◆ **What to produce**
Go through the records and show each line where the word "this" occurs.
>>>
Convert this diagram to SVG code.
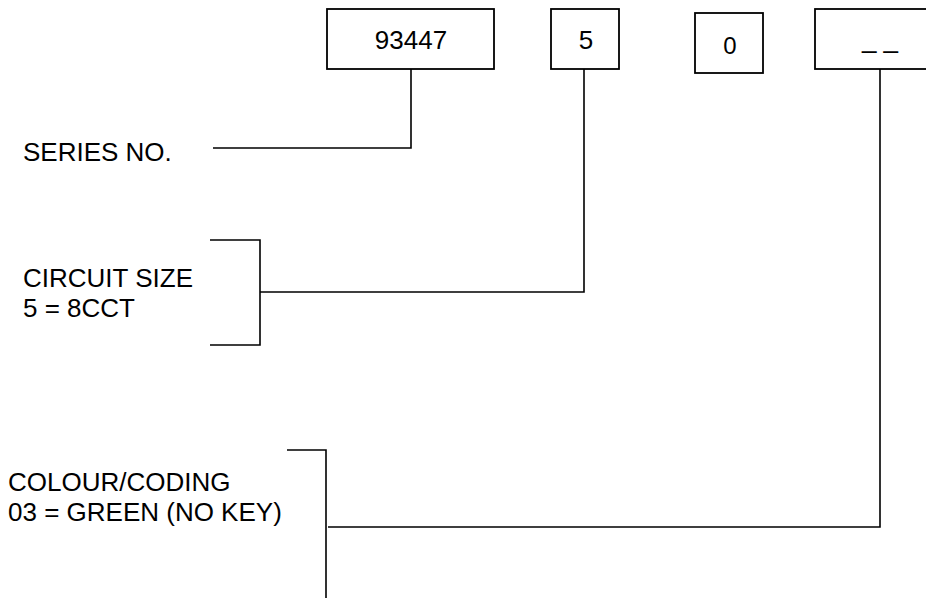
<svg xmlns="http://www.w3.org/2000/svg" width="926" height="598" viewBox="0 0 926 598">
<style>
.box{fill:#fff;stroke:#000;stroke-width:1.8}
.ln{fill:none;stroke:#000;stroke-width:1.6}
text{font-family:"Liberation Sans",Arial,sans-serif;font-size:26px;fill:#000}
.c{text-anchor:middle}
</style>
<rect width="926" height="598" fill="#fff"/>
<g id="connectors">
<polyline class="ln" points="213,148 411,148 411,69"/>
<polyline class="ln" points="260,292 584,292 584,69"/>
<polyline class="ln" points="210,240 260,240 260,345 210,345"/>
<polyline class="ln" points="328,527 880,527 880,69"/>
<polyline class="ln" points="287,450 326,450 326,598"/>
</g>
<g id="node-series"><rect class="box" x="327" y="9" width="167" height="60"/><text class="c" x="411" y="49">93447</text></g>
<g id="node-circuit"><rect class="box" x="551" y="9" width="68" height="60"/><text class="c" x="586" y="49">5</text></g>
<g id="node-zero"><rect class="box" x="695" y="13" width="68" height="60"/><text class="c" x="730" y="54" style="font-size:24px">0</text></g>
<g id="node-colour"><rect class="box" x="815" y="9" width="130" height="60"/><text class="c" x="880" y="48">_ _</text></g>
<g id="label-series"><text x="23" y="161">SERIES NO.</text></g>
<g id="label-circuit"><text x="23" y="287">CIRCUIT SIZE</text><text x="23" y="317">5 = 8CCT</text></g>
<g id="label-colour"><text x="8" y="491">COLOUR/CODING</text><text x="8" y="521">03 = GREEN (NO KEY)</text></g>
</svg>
<<<
>>>
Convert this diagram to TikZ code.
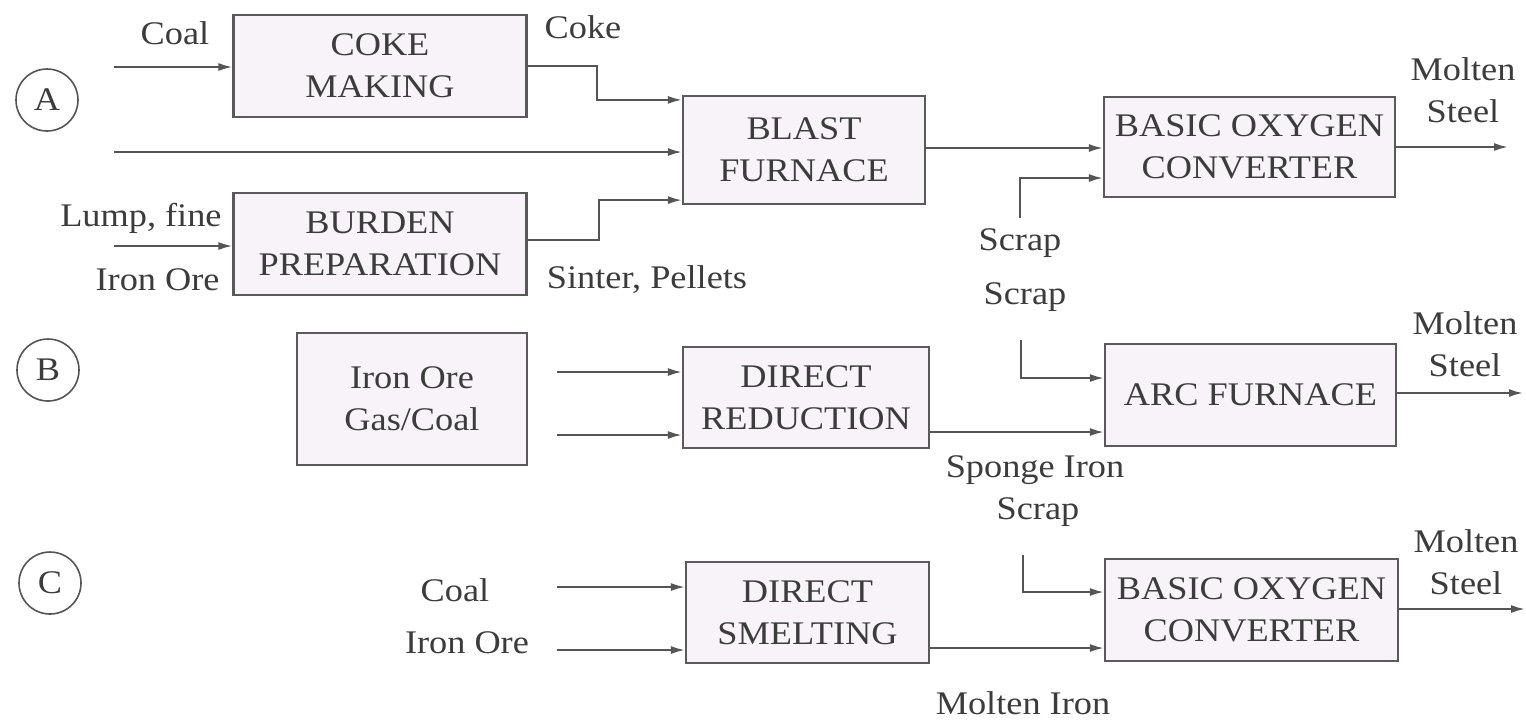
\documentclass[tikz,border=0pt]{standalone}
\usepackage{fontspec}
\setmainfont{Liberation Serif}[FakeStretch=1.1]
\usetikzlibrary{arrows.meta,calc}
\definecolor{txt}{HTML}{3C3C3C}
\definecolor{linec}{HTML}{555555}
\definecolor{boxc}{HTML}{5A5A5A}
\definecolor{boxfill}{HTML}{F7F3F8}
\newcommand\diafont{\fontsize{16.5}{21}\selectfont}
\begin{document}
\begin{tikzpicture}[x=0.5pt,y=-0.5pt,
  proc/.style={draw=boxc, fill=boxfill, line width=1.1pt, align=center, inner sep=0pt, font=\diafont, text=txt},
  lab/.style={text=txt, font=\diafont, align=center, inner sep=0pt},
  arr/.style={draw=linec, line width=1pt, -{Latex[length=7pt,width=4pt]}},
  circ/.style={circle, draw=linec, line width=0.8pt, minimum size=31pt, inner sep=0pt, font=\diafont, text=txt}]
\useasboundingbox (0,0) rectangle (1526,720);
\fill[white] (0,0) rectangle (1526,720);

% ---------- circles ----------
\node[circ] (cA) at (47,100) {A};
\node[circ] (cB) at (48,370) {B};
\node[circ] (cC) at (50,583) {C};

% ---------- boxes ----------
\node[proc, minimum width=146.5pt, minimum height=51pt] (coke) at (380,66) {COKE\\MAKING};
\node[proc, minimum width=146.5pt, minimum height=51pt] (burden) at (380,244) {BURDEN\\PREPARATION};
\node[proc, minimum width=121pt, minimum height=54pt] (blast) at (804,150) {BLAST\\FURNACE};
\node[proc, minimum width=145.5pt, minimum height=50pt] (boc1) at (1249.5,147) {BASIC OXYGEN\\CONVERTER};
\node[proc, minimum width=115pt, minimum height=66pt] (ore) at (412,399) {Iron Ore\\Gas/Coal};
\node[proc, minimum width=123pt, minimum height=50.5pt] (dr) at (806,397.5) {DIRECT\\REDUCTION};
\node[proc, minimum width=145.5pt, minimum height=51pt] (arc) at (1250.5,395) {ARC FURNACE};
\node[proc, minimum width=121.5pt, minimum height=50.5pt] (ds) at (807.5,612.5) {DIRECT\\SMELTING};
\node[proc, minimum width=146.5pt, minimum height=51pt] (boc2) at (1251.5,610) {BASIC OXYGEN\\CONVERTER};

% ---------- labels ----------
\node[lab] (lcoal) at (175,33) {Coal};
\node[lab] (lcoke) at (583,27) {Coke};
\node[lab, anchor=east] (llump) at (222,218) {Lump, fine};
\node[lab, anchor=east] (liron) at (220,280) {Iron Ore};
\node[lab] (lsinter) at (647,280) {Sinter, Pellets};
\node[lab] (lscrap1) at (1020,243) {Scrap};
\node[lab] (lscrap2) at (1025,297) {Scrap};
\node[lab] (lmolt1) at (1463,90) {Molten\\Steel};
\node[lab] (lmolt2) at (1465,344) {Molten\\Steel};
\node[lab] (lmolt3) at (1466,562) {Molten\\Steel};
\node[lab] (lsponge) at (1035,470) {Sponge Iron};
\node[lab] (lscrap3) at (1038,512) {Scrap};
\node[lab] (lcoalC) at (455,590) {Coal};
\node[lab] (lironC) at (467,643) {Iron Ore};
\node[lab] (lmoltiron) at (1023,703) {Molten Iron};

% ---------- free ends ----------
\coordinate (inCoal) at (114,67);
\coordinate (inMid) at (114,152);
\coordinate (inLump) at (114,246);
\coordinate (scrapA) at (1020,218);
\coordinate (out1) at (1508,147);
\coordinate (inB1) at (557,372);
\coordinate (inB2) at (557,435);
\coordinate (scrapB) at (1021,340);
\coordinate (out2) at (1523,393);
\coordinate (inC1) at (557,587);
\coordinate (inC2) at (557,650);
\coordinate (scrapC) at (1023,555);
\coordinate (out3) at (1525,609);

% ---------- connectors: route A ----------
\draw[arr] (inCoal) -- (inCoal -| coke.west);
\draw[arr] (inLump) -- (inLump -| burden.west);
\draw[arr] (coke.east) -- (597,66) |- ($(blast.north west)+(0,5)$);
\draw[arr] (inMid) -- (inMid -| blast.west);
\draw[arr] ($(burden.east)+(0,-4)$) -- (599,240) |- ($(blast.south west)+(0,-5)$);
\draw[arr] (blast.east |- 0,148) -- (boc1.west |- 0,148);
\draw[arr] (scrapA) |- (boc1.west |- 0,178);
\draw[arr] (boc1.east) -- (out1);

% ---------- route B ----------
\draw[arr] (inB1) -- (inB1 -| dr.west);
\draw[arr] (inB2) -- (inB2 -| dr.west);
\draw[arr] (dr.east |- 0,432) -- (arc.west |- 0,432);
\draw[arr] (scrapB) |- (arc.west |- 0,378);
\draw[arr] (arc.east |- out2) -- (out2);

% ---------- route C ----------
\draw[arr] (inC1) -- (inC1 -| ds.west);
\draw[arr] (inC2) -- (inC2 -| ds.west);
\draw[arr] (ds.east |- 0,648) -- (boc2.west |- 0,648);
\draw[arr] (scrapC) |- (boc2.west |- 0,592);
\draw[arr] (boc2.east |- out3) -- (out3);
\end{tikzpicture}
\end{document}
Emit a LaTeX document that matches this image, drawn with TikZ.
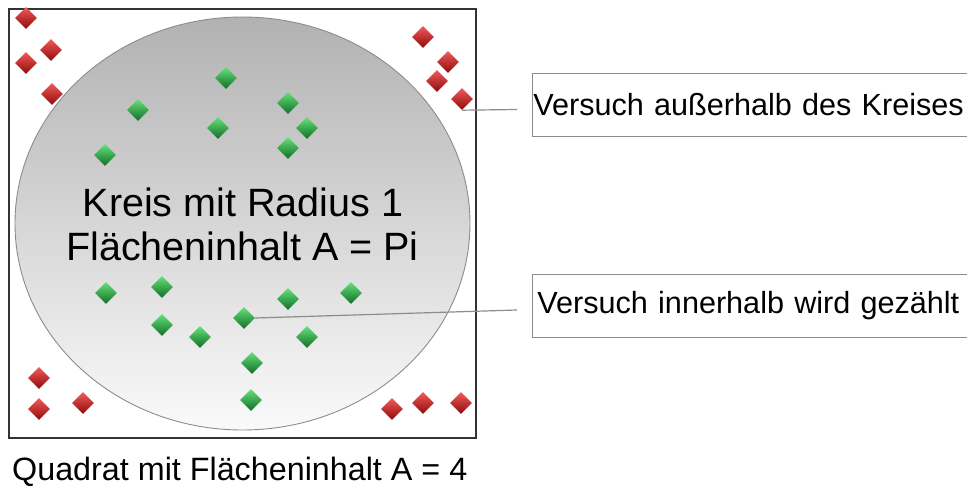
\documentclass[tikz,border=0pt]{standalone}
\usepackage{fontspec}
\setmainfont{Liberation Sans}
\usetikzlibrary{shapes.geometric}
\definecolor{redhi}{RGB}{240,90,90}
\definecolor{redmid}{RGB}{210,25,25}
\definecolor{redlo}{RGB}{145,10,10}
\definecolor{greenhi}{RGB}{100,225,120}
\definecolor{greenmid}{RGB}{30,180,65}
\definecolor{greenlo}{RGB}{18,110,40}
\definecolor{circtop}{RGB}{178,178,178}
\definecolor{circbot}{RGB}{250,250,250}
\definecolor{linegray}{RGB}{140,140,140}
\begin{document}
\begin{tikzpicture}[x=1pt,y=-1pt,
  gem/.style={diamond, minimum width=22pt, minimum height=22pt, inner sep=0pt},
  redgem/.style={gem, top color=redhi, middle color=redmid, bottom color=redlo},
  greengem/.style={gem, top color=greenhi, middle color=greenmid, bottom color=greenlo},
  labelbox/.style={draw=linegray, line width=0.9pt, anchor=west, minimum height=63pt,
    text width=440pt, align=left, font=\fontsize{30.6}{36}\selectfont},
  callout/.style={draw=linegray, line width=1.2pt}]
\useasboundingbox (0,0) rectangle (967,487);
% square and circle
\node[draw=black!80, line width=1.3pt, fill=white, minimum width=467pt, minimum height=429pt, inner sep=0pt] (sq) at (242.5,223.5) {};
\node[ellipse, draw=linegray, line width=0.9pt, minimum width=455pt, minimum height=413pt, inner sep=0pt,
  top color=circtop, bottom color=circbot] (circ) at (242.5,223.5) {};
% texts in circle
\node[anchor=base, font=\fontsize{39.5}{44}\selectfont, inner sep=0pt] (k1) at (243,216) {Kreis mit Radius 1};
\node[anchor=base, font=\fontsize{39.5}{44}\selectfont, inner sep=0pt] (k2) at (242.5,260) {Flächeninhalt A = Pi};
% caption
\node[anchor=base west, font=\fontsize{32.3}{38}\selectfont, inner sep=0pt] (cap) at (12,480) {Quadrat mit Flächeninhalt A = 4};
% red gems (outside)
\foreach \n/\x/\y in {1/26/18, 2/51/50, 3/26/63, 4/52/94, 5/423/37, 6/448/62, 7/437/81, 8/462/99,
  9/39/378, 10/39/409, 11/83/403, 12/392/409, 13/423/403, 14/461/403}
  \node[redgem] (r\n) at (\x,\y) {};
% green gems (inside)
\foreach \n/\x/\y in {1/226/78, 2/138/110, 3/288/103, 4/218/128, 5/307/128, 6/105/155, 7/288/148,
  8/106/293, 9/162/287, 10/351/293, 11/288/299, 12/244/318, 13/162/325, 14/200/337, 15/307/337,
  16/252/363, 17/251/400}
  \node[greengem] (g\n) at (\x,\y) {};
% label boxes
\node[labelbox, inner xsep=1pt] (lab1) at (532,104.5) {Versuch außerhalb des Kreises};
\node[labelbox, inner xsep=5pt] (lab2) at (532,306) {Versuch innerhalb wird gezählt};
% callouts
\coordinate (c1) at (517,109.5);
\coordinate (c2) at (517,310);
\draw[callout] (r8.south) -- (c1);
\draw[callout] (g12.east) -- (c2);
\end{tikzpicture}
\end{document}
<<<
◆ **Finished exercise**
Convert this diagram to SVG code.
Convert this diagram to TikZ code.
Emit a LaTeX document that matches this image, drawn with TikZ.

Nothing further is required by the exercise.